From the first line of the listing below, retype each line up to and including the one with "1.005, 1.0, 0.995, 1.0, 1.0];"; pictures stay out.

* Begin *

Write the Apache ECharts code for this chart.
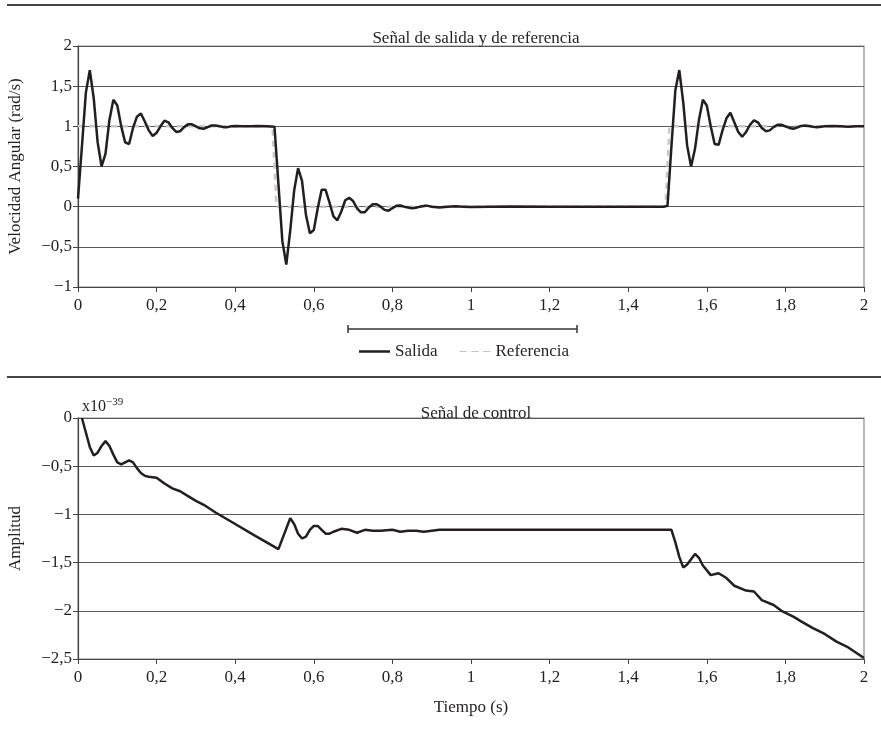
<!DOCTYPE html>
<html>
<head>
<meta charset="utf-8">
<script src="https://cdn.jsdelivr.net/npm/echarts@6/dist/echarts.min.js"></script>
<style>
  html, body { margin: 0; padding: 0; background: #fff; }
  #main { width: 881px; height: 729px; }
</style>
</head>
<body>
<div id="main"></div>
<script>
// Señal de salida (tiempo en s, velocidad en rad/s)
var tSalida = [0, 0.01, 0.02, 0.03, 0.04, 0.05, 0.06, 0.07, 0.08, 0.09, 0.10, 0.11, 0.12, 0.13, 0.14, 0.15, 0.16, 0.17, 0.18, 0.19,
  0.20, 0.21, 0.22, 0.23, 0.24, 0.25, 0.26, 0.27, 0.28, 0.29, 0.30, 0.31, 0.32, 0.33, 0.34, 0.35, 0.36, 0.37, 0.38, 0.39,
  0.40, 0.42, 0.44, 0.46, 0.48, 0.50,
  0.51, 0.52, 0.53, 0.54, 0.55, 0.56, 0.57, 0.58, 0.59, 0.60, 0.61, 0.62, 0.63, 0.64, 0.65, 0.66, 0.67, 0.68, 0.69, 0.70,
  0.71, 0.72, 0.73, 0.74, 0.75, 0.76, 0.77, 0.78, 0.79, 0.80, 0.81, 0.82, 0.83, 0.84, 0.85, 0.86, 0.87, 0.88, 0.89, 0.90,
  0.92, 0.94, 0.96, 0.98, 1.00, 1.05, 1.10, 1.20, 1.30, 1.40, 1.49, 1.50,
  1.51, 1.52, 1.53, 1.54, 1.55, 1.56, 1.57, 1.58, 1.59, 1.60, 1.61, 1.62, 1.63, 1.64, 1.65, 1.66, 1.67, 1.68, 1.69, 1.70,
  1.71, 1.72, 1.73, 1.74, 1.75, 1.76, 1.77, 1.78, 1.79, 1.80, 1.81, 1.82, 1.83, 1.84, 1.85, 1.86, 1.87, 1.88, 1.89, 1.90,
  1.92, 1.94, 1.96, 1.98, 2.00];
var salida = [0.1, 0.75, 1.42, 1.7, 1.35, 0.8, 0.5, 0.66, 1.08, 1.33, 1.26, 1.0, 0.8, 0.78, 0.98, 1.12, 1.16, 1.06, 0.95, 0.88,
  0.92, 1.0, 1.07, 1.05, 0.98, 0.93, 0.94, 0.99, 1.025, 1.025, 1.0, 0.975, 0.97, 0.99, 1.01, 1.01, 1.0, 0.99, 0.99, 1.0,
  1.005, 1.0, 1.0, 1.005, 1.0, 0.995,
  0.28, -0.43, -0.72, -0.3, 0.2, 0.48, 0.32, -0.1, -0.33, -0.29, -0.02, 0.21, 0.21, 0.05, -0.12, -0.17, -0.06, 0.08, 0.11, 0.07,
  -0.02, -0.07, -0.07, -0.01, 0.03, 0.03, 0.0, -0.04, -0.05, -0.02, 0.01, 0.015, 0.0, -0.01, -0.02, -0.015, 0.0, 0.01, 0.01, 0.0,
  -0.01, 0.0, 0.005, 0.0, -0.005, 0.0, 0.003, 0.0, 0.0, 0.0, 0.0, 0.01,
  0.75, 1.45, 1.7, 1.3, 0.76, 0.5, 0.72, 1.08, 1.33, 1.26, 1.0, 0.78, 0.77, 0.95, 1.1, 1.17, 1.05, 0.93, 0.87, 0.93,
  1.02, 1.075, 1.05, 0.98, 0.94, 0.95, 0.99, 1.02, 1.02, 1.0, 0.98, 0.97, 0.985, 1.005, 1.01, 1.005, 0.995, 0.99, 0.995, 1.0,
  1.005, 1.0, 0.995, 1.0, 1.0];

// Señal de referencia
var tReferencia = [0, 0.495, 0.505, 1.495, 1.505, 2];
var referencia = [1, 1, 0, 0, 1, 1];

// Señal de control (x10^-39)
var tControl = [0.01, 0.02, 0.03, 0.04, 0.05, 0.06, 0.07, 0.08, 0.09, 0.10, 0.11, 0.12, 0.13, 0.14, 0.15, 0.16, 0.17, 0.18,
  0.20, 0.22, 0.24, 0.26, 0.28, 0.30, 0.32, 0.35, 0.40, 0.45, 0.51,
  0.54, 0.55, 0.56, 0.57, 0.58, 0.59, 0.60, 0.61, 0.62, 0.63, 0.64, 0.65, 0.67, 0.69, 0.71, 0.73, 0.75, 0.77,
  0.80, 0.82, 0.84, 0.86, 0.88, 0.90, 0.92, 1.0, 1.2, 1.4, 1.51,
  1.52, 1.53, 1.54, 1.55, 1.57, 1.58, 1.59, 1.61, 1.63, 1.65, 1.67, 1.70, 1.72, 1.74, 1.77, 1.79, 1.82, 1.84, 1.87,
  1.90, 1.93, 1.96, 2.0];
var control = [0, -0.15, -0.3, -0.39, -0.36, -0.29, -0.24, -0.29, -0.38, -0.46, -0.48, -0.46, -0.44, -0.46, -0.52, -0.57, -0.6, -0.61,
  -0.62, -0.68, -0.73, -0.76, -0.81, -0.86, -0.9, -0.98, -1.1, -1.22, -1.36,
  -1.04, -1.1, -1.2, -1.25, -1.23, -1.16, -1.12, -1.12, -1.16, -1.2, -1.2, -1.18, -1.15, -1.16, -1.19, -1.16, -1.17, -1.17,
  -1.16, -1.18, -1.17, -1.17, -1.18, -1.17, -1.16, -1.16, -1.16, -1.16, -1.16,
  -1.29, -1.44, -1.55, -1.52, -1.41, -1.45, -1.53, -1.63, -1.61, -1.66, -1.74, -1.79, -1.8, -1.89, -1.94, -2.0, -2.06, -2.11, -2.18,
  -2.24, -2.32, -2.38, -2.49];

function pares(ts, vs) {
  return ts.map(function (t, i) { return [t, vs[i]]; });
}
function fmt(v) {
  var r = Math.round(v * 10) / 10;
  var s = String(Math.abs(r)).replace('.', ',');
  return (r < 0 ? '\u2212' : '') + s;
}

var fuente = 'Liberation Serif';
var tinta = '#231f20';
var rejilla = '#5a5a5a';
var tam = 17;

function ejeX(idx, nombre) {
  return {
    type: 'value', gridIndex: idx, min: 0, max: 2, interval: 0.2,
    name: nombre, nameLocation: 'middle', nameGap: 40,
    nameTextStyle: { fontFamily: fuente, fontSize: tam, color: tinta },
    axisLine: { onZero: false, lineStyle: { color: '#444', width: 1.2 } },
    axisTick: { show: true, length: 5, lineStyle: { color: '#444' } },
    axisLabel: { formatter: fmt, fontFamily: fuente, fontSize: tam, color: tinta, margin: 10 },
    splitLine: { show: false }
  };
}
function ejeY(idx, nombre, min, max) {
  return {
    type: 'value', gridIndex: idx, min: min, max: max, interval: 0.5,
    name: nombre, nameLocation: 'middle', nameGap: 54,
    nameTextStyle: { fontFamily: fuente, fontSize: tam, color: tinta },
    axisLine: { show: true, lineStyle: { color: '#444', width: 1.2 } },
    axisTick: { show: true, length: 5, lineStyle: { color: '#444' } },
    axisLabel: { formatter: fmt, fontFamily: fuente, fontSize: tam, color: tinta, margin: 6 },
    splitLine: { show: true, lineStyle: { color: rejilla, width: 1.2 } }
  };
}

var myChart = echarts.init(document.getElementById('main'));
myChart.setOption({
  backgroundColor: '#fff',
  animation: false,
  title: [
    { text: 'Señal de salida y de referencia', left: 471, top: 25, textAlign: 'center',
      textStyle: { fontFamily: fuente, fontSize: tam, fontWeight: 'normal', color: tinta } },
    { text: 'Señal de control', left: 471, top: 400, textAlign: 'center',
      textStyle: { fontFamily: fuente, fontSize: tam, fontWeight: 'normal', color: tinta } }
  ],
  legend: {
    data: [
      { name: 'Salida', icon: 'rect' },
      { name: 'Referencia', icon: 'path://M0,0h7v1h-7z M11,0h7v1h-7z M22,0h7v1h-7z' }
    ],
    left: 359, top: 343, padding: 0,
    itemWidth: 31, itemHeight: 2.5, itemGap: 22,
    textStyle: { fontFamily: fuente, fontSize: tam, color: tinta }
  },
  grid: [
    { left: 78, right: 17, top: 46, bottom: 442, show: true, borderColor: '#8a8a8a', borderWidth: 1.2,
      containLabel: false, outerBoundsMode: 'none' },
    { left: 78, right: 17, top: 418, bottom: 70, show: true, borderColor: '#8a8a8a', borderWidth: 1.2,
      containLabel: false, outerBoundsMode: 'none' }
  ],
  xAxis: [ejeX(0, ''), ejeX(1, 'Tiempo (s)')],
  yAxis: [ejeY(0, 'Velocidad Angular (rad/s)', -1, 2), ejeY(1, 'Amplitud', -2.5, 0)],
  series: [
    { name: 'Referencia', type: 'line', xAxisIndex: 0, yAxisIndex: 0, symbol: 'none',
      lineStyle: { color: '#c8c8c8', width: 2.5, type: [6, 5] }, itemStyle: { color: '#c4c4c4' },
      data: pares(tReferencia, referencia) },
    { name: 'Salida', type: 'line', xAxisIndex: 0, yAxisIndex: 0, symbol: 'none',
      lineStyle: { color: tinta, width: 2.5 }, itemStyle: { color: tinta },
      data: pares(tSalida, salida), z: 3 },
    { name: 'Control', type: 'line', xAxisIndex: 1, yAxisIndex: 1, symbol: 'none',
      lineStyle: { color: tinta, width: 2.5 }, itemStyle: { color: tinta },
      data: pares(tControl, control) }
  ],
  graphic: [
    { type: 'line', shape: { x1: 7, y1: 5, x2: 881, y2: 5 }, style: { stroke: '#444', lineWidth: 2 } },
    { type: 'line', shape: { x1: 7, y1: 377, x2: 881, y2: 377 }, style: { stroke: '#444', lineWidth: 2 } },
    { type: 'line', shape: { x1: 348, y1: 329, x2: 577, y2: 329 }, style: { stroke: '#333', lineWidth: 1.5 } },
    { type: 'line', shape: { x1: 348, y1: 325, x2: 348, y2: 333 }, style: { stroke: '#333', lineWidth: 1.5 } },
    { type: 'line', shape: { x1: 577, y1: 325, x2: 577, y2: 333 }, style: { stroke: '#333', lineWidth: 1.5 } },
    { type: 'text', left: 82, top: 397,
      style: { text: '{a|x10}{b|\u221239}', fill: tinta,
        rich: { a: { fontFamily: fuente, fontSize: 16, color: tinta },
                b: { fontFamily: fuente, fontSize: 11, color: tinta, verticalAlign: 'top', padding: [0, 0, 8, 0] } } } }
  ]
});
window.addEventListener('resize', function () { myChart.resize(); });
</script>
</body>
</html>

* End *

Exercise result:
Write the Apache ECharts code for this chart.
<!DOCTYPE html>
<html>
<head>
<meta charset="utf-8">
<script src="https://cdn.jsdelivr.net/npm/echarts@6/dist/echarts.min.js"></script>
<style>
  html, body { margin: 0; padding: 0; background: #fff; }
  #main { width: 881px; height: 729px; }
</style>
</head>
<body>
<div id="main"></div>
<script>
// Señal de salida (tiempo en s, velocidad en rad/s)
var tSalida = [0, 0.01, 0.02, 0.03, 0.04, 0.05, 0.06, 0.07, 0.08, 0.09, 0.10, 0.11, 0.12, 0.13, 0.14, 0.15, 0.16, 0.17, 0.18, 0.19,
  0.20, 0.21, 0.22, 0.23, 0.24, 0.25, 0.26, 0.27, 0.28, 0.29, 0.30, 0.31, 0.32, 0.33, 0.34, 0.35, 0.36, 0.37, 0.38, 0.39,
  0.40, 0.42, 0.44, 0.46, 0.48, 0.50,
  0.51, 0.52, 0.53, 0.54, 0.55, 0.56, 0.57, 0.58, 0.59, 0.60, 0.61, 0.62, 0.63, 0.64, 0.65, 0.66, 0.67, 0.68, 0.69, 0.70,
  0.71, 0.72, 0.73, 0.74, 0.75, 0.76, 0.77, 0.78, 0.79, 0.80, 0.81, 0.82, 0.83, 0.84, 0.85, 0.86, 0.87, 0.88, 0.89, 0.90,
  0.92, 0.94, 0.96, 0.98, 1.00, 1.05, 1.10, 1.20, 1.30, 1.40, 1.49, 1.50,
  1.51, 1.52, 1.53, 1.54, 1.55, 1.56, 1.57, 1.58, 1.59, 1.60, 1.61, 1.62, 1.63, 1.64, 1.65, 1.66, 1.67, 1.68, 1.69, 1.70,
  1.71, 1.72, 1.73, 1.74, 1.75, 1.76, 1.77, 1.78, 1.79, 1.80, 1.81, 1.82, 1.83, 1.84, 1.85, 1.86, 1.87, 1.88, 1.89, 1.90,
  1.92, 1.94, 1.96, 1.98, 2.00];
var salida = [0.1, 0.75, 1.42, 1.7, 1.35, 0.8, 0.5, 0.66, 1.08, 1.33, 1.26, 1.0, 0.8, 0.78, 0.98, 1.12, 1.16, 1.06, 0.95, 0.88,
  0.92, 1.0, 1.07, 1.05, 0.98, 0.93, 0.94, 0.99, 1.025, 1.025, 1.0, 0.975, 0.97, 0.99, 1.01, 1.01, 1.0, 0.99, 0.99, 1.0,
  1.005, 1.0, 1.0, 1.005, 1.0, 0.995,
  0.28, -0.43, -0.72, -0.3, 0.2, 0.48, 0.32, -0.1, -0.33, -0.29, -0.02, 0.21, 0.21, 0.05, -0.12, -0.17, -0.06, 0.08, 0.11, 0.07,
  -0.02, -0.07, -0.07, -0.01, 0.03, 0.03, 0.0, -0.04, -0.05, -0.02, 0.01, 0.015, 0.0, -0.01, -0.02, -0.015, 0.0, 0.01, 0.01, 0.0,
  -0.01, 0.0, 0.005, 0.0, -0.005, 0.0, 0.003, 0.0, 0.0, 0.0, 0.0, 0.01,
  0.75, 1.45, 1.7, 1.3, 0.76, 0.5, 0.72, 1.08, 1.33, 1.26, 1.0, 0.78, 0.77, 0.95, 1.1, 1.17, 1.05, 0.93, 0.87, 0.93,
  1.02, 1.075, 1.05, 0.98, 0.94, 0.95, 0.99, 1.02, 1.02, 1.0, 0.98, 0.97, 0.985, 1.005, 1.01, 1.005, 0.995, 0.99, 0.995, 1.0,
  1.005, 1.0, 0.995, 1.0, 1.0];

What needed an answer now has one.